Essa rappresenta Gesù stesso che bussa alla nostra porta, con gentilezza, aspettando che noi apriamo e lo lasciamo entrare: «Il Signore bussa, la fede apre e se noi lo lasciamo entrare, la sua Parola, come lama a doppio taglio, taglia i rami secchi e fa fruttificare la nostra vita. Lasciamoci provocare dalla sua Parola!». Il Signore si serve di segni umili, semplici, quotidiani: il pane, il vino, la parola, ma noi – ha sottolineato il Vescovo – dobbiamo essere capaci di andare oltre il segno e dobbiamo comprendere che oltre il segno c’è la presenza di Dio. La celebrazione è il momento in cui Dio si dona a noi e l’Eucarestia è pertanto il culmine della vita cristiana.

Vita che deve essere intessuta di relazione con il Signore: «Dobbiamo chiederci: quale è la qualità della mia relazione con Dio e con gli altri? San Paolo ci ricorda che siamo tutti chiamati ad essere imitatori di Dio, come figli amati, e ci indica la via per essere imitatori: camminare nella carità, nel modo in cui ci ha mostrato Cristo, che ha dato se stesso per noi» Dunque, ha concluso il Vescovo, è necessario camminare nella concordia e nella misericordia estirpando dai nostri cuori ogni asprezza, collera, ira, maldicenza, per essere degni figli di Dio.

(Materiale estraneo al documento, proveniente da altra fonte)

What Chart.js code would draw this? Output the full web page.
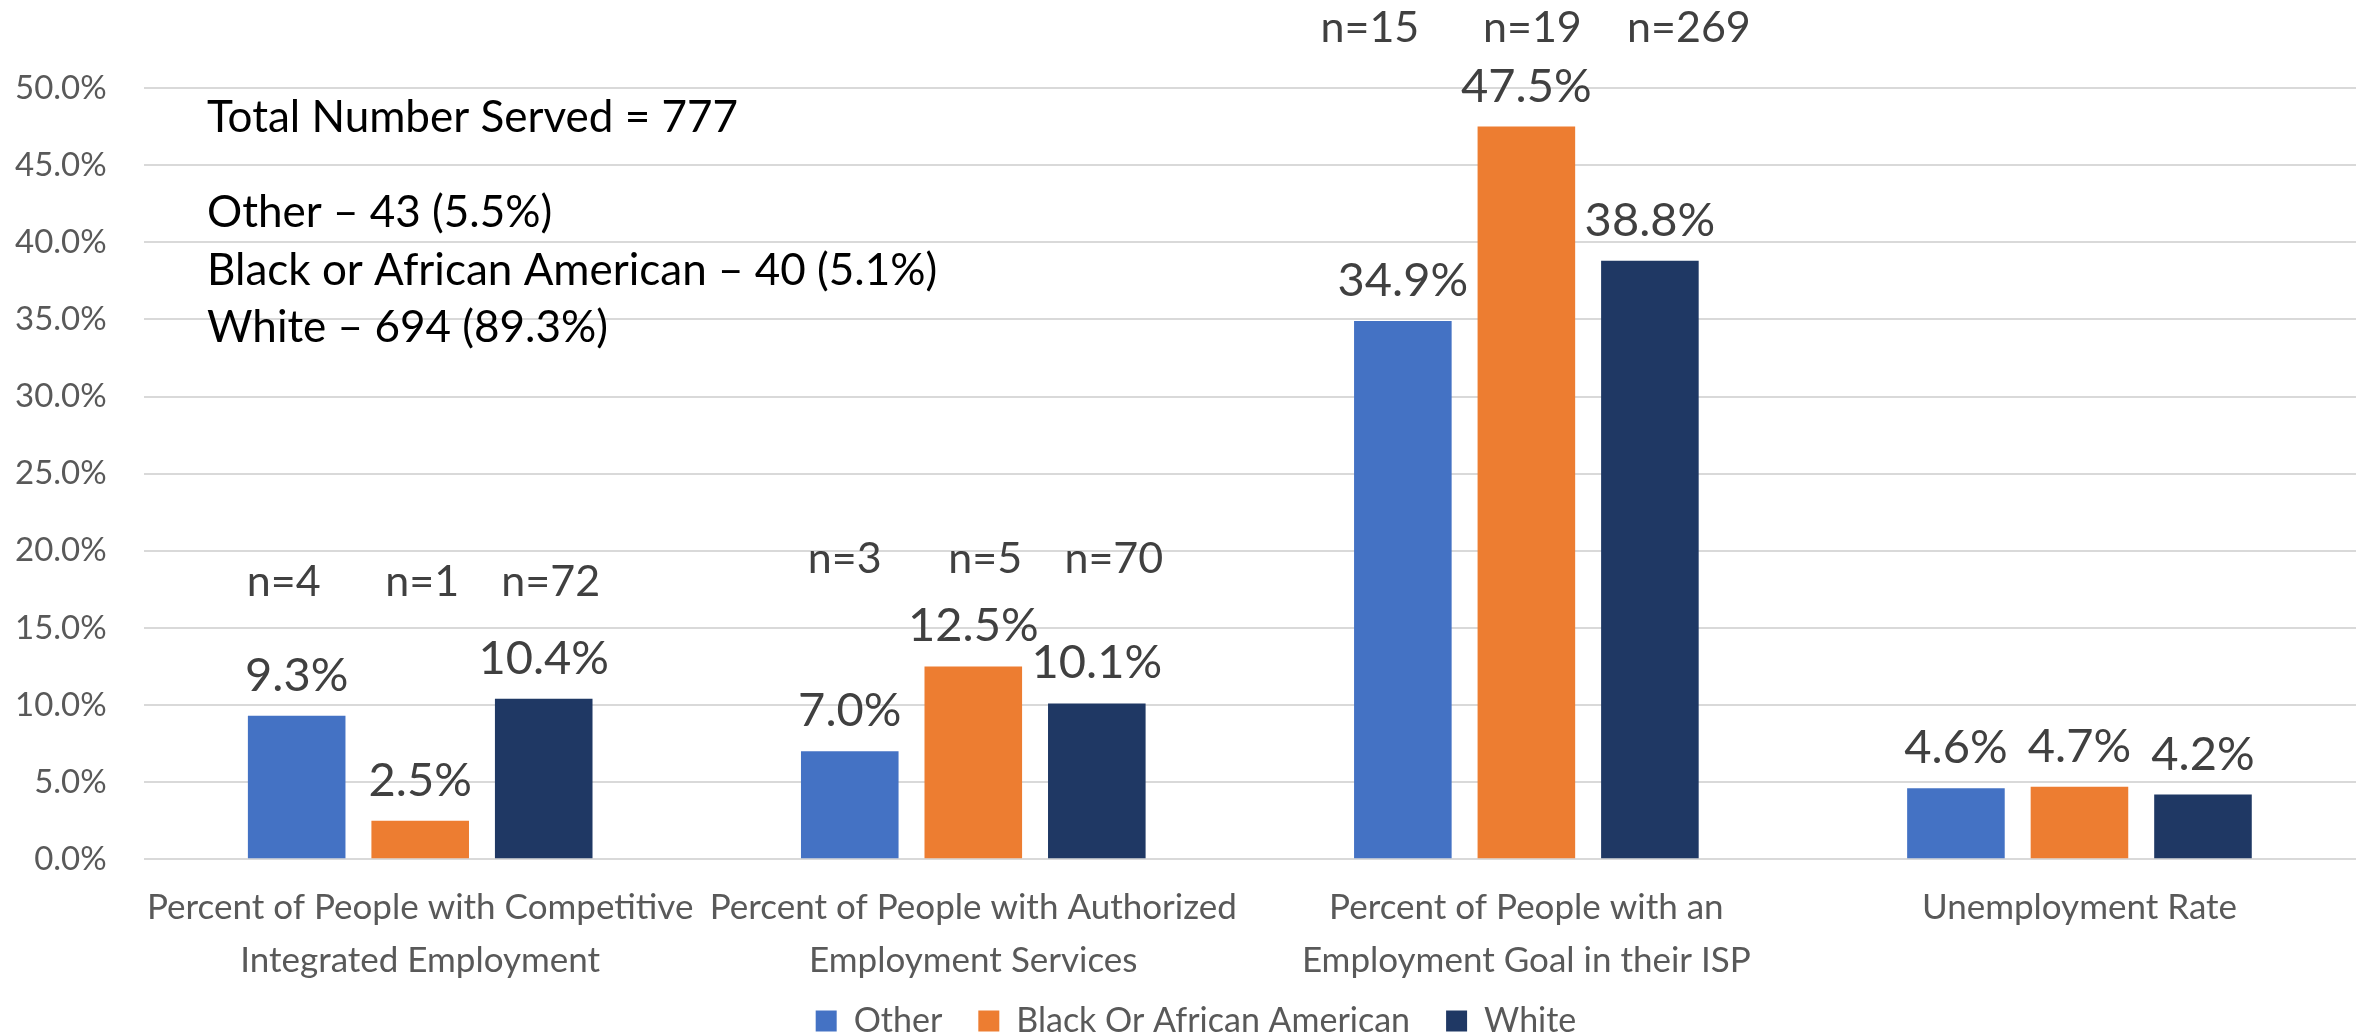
<!DOCTYPE html>
<html>
<head>
<meta charset="utf-8">
<script src="https://cdn.jsdelivr.net/npm/chart.js@4/dist/chart.umd.min.js"></script>
<style>
  body { margin: 0; background: #fff; }
  #wrap { width: 2366px; height: 1035px; position: relative; }
</style>
</head>
<body>
<div id="wrap"><canvas id="myChart"></canvas></div>
<script>
// categories and series
var categories = [
    ['Percent of People with Competitive', 'Integrated Employment'],
    ['Percent of People with Authorized', 'Employment Services'],
    ['Percent of People with an', 'Employment Goal in their ISP'],
    'Unemployment Rate'
];
var seriesNames = ['Other', 'Black Or African American', 'White'];
var otherValues = [9.3, 7.0, 34.9, 4.6];
var blackValues = [2.5, 12.5, 47.5, 4.7];
var whiteValues = [10.4, 10.1, 38.8, 4.2];

// counts shown above the groups (none for unemployment rate)
var otherCounts = [4, 3, 15, null];
var blackCounts = [1, 5, 19, null];
var whiteCounts = [72, 70, 269, null];

var summaryLines = [
    'Total Number Served = 777',
    'Other \u2013 43 (5.5%)',
    'Black or African American \u2013 40 (5.1%)',
    'White \u2013 694 (89.3%)'
];

var yTicks = [0, 5, 10, 15, 20, 25, 30, 35, 40, 45, 50];

Chart.defaults.font.family = 'Lato, "Open Sans", sans-serif';

// value labels on top of bars, "n=" text boxes above groups, summary text
var labelPlugin = {
    id: 'barLabels',
    afterLayout: function(chart) {
        // pull the legend up closer to the axis labels, like the original
        var lg = chart.legend;
        lg.top -= 41; lg.bottom -= 41;
        lg.left += 29; lg.right += 29;
    },
    afterDatasetsDraw: function(chart) {
        var ctx = chart.ctx;
        var yScale = chart.scales.y;
        var counts = [otherCounts, blackCounts, whiteCounts];
        // text box placement: baseline level (in %) and x nudges per group
        var nLevels = [17.07, 18.56, 52.95];
        var nShift = [[-13, -5, -33], [2, 12, 6], [7, 17, 39]];
        ctx.save();
        ctx.fillStyle = '#404040';
        ctx.textAlign = 'center';
        ctx.textBaseline = 'alphabetic';
        chart.data.datasets.forEach(function(ds, di) {
            var meta = chart.getDatasetMeta(di);
            meta.data.forEach(function(bar, i) {
                ctx.font = '47px Lato';
                ctx.fillText(ds.data[i].toFixed(1) + '%', bar.x, bar.y - 25);
                var n = counts[di][i];
                if (n !== null) {
                    ctx.font = '43px Lato';
                    ctx.fillText('n=' + n, bar.x + nShift[di][i], yScale.getPixelForValue(nLevels[i]));
                }
            });
        });
        ctx.font = '44px Lato';
        ctx.fillStyle = '#000';
        ctx.textAlign = 'left';
        var baseY = [132, 227, 285, 342];
        summaryLines.forEach(function(t, k) {
            ctx.fillText(t, 207, baseY[k]);
        });
        ctx.restore();
    }
};

var ctx = document.getElementById('myChart').getContext('2d');
var myChart = new Chart(ctx, {
    type: 'bar',
    data: {
        labels: categories,
        datasets: [{
            label: seriesNames[0],
            data: otherValues,
            backgroundColor: '#4472C4'
        }, {
            label: seriesNames[1],
            data: blackValues,
            backgroundColor: '#ED7D31'
        }, {
            label: seriesNames[2],
            data: whiteValues,
            backgroundColor: '#1F3864'
        }]
    },
    options: {
        responsive: true,
        maintainAspectRatio: false,
        animation: false,
        categoryPercentage: 0.67,
        barPercentage: 0.79,
        layout: {
            padding: { top: 88, left: -22, right: 10, bottom: -54 }
        },
        plugins: {
            legend: {
                position: 'bottom',
                labels: {
                    boxWidth: 21,
                    boxHeight: 21,
                    padding: 36,
                    color: '#595959',
                    font: { size: 34 }
                }
            },
            tooltip: { enabled: false }
        },
        scales: {
            x: {
                grid: { display: false, drawTicks: false },
                border: { display: false },
                ticks: {
                    color: '#595959',
                    font: { size: 35, lineHeight: 1.51 },
                    padding: 22,
                    maxRotation: 0,
                    autoSkip: false
                },
                afterFit: function(axis) {
                    axis.paddingLeft = 0;
                    axis.paddingRight = 0;
                }
            },
            y: {
                min: 0,
                max: 50,
                afterBuildTicks: function(axis) {
                    axis.ticks = yTicks.map(function(v) { return { value: v }; });
                },
                afterFit: function(axis) {
                    axis.paddingTop = 0;
                    axis.paddingBottom = 0;
                },
                grid: {
                    color: '#d9d9d9',
                    lineWidth: 2,
                    drawTicks: false
                },
                border: { display: false },
                ticks: {
                    color: '#595959',
                    font: { size: 33 },
                    padding: 37,
                    callback: function(v) { return v.toFixed(1) + '%'; }
                }
            }
        }
    },
    plugins: [labelPlugin]
});
</script>
</body>
</html>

E nel nostro cammino di vita il Signore si rivolge a noi dicendo come al profeta Elia nel deserto “Alzati, mangia! Il cammino è lungo” e ci dona il giusto nutrimento. « ‘E il verbo si fece carne’. Stasera Gesù ci dice: “Vi do questa umanità, prendetela come misura alta e luminosa del vivere, imparate da me”, fondiamo dunque un nuovo umanesimo, lasciamo che il mistero dell’incarnazione entri nella storia e nelle nostre vite».